Baby Steps

Film poster, displayed under fair use as documented on Wikimedia Commons.

If you’ve seen the delightful comedy movie, What About Bob?, you are no doubt smiling at my title.

Bob is a neurotic and thoroughly irritating patient who depends on his psychotherapist for lots of emotional strokes and life coaching. He ingratiates himself with the therapist’s family and gets himself invited to be their guest on a weekend getaway, against the protests of the therapist. He then proceeds to drive the therapist crazy.

One of Bob’s favorite phrases is “baby steps,” which captures the therapist’s advice to solve problems a little bit at a time, rather than in overwhelming chunks.

“Baby steps” is surprisingly good advice for many questions in software design. It doesn’t apply in all cases, but it applies far more often than it ends up being used.

The Purpose of Design

We create UML diagrams, personas, design docs, lo-fi mockups, and other artifacts to capture our architectural thinking because they provide us with a roadmap of sorts. We need to identify and steer to a consistent point of the compass if we want to produce complex artifacts that meet customer needs. The bigger and more diversified our teams get, and the more moving parts we’re orchestrating into our software, the more important this is.

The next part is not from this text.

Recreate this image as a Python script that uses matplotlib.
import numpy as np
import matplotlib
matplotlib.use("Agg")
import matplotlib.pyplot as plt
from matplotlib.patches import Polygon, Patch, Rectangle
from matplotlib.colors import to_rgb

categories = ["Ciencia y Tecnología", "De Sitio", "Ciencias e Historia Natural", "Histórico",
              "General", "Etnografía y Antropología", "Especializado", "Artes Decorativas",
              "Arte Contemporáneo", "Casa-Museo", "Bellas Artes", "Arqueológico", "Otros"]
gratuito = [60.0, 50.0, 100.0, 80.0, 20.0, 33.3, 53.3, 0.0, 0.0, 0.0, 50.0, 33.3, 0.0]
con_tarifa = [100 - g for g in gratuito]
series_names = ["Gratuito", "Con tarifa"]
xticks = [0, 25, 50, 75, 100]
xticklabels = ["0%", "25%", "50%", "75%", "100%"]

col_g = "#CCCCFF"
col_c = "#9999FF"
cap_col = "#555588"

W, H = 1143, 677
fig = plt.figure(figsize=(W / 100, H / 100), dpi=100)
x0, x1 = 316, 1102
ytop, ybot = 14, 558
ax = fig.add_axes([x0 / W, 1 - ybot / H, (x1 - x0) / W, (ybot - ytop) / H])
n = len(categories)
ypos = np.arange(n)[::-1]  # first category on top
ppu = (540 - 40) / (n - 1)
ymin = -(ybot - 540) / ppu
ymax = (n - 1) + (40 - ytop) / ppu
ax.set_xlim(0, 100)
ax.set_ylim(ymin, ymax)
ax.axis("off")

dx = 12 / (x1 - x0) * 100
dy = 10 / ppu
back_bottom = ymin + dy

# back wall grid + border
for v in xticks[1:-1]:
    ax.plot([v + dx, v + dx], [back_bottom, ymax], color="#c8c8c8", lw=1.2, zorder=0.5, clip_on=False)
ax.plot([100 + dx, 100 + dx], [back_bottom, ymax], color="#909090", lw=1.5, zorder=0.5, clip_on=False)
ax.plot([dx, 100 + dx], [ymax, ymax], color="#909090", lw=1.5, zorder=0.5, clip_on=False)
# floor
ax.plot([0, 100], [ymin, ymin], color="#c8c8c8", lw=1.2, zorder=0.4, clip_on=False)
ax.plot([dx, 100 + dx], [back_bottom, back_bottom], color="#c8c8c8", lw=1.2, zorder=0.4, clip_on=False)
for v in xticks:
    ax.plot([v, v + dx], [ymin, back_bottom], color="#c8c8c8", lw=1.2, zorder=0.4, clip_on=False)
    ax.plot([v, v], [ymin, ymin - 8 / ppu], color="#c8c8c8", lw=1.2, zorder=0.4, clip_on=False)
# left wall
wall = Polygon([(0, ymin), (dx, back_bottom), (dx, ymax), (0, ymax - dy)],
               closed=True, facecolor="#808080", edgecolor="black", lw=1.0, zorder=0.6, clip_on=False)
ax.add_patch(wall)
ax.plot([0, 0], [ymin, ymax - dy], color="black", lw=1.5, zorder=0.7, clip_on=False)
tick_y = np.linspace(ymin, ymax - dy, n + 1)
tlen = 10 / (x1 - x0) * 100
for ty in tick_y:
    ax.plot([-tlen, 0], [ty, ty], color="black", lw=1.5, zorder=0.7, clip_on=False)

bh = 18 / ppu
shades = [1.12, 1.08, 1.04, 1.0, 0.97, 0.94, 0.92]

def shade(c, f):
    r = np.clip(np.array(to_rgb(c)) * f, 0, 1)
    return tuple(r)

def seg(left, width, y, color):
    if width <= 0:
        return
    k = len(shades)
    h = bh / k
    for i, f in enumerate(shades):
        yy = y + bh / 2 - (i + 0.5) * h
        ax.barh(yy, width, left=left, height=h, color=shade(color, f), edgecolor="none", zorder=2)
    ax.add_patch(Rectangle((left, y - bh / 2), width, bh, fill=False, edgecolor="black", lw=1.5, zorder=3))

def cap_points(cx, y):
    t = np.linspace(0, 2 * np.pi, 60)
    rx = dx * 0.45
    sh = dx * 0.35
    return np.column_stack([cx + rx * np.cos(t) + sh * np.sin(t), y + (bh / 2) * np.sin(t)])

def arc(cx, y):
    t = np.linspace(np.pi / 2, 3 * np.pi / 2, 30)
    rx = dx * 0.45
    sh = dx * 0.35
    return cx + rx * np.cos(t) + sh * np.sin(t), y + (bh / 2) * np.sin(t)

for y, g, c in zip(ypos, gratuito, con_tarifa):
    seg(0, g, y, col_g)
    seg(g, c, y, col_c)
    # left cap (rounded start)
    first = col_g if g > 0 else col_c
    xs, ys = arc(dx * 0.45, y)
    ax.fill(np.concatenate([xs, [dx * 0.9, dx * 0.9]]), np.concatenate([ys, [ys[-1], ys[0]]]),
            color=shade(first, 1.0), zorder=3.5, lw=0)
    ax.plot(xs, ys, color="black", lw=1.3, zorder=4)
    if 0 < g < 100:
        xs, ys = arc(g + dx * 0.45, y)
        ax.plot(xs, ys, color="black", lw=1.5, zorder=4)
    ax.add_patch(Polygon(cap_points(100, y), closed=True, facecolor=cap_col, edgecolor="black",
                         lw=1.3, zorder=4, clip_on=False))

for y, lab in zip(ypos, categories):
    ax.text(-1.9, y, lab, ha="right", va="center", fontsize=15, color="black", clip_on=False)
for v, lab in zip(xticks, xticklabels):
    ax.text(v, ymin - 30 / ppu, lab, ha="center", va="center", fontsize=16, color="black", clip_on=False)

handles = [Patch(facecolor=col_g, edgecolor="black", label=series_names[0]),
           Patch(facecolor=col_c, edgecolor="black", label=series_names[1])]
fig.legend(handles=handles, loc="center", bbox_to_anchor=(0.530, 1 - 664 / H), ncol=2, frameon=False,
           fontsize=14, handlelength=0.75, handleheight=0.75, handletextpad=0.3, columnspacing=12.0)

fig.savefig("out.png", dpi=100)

However, all of these artifacts are means to an end. To whit: coordinate the collective brain power of the team toward a clear goal, such that the final product exemplifies prioritized and rationally chosen requirements.

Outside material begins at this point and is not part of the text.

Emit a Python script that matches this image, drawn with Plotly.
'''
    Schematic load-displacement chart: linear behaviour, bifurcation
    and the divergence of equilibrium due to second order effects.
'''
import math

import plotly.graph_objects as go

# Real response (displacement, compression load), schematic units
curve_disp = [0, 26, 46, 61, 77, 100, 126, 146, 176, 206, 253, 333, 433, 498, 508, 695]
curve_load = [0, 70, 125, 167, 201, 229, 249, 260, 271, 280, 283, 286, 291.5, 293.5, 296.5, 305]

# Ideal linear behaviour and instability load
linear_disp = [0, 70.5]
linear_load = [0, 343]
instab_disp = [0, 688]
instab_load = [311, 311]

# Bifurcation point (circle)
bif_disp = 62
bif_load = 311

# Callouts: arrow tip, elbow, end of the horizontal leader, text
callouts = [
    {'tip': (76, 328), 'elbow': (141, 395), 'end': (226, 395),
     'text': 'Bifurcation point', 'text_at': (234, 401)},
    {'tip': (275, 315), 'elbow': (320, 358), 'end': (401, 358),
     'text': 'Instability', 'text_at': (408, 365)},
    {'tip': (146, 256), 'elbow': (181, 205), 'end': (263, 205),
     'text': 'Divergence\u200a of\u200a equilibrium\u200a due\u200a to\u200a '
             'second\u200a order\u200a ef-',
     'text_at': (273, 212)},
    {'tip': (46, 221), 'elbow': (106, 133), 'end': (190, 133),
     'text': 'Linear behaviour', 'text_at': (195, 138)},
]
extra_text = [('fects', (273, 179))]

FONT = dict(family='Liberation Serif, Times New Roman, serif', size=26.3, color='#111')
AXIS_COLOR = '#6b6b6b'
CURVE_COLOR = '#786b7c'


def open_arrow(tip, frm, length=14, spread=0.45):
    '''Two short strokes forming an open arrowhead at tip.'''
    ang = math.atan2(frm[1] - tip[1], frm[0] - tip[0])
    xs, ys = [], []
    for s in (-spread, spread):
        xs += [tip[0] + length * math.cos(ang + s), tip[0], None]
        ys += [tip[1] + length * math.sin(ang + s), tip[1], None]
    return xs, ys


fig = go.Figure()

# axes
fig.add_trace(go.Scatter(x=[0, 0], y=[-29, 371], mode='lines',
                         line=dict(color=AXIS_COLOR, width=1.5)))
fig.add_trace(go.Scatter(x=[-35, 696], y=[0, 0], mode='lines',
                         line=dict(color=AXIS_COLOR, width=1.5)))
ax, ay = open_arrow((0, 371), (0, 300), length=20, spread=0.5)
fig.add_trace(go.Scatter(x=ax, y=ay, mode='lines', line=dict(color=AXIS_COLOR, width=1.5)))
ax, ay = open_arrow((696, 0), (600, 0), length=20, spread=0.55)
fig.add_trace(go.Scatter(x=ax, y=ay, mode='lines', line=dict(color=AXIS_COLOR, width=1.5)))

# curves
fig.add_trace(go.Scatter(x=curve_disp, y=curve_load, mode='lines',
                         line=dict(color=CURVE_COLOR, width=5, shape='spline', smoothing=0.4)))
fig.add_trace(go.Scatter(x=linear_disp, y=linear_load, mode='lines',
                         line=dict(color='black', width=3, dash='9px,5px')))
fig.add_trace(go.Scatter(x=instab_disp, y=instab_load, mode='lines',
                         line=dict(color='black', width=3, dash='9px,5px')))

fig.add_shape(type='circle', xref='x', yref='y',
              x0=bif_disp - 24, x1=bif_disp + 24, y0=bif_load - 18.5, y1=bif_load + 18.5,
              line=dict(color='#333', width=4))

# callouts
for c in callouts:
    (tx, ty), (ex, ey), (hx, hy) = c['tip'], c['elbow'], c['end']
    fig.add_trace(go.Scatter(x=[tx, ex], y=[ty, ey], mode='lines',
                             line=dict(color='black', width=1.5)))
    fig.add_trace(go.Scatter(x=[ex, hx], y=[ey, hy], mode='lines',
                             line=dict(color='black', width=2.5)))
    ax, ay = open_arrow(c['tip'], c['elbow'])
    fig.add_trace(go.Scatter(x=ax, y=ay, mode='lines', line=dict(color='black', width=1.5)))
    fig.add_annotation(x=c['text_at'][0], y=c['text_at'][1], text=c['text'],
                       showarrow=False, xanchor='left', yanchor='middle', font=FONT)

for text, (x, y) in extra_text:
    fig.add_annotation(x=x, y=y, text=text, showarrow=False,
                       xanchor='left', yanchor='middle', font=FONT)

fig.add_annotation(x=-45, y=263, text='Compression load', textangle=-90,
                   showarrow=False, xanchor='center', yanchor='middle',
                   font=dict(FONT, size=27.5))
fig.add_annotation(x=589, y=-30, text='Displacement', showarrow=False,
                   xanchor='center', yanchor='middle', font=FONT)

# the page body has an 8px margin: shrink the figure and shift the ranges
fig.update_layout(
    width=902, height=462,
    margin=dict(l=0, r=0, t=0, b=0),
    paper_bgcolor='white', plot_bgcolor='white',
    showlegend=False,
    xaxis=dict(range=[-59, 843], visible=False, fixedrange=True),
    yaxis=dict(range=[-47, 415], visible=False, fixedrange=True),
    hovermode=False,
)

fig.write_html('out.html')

If you buy this assertion, then you should also see that in some circumstances, lots of up-front design work is not a good investment. What if:

  • You’re not confident that you’re choosing the right set of requirements?
  • You’re not confident that a particular design will be appropriate?
  • The entire team already understands the general direction?

In each of these cases, it may be smarter to start taking baby steps now, rather than planning giant steps to the Nth degree.

If you want to vett your requirements, and you don’t have a pool of customers to survey, then perhaps it would be smarter to do something quick and dirty and use it to test the waters, rather than designing an elegant and comprehensive solution. I have seen companies fail to take baby steps in this scenario on many occasions, and the usual result is a huge waste of time and energy. We simply guess wrong too often, when the scope or range of our guess is overly ambitious.

If you wonder whether design A or design B will be appropriate, then again, perhaps you should start implementing as an experiment. I never cease to be amazed at how quickly designs develop a smell (if they’re bad) or a luster (if they’re good) once you start using them. If you worry that it would be too expensive to code up two alternate solutions, consider using role-play centered design to let humans substitute for key modules with almost zero overhead.

If the entire team is already headed north, and your design just draws a northerly vector on a map, then maybe a careful, formal design isn’t worth the effort. Teams that push for more thoughtful up-front planning often make the mistake of requiring the same design artifacts for all plan inputs. This generates useless busy work for a portion of the features on the docket.

When baby steps are a bad idea

Big steps are a better choice when all of the following are generally true:

  • You are confident that you understand the scope of the problem, because you’ve done detailed market research and competitive analysis. You can point to an existing system and say, “It must do this.”
  • Anything less than a full solution will be a market disaster. (This happens, but not nearly as often as we think.)
  • The chances of making a wrong choice are high.
  • Forgiveness for making a wrong choice is low or non-existent.

Splitting hairs

What I’m advocating here might sound a lot like a caution against analysis paralysis, but the two ideas are distinct.

Sometimes, your design might not be paralyzed at all–sometimes you’re coming up with all kinds of great ideas, and you sense a grandiose vision unfolding. Maybe you’re loving the design phase.

I’m claiming that if your design takes you too far into the future, no matter how good it is and how much momentum you feel, you might be better off taking baby steps on your implementation instead. I’m making this claim based on the observation that it’s easy to overbuild, and it’s easy to make mistakes by extrapolating too far into the future.

You might also think that baby steps are a repeat of my advice to put a stake in the ground.

Again, there’s overlap, but the ideas aren’t quite the same. Putting a stake in the ground is a way to get off the dime when consensus is lacking, or when analysis is impossible. Baby steps advice applies even if you don’t need a stake.

Why baby steps

Here is a fundamental truth that many organizations don’t understand: building a new product or feature is as much a learning activity as it is a coding and testing activity. The output at release time is NOT just some binaries and documentation — it is a new mental model in the minds of the entire dev, support, sales, and services teams. Always, learning takes time–and often, you have to learn by doing. You cannot front-load it all into a compressed “design phase” or “sprint 0” and expect that as you exit that time, all your learning will be over.

Which is why baby steps make sense.

Do as much preliminary design work as you truly need. Make the best decisions you can. But then, as quickly as you can manage, you need to get in the mode of putting one foot in front of the other, and learning how to walk.

You already know this works; you used this strategy as a baby.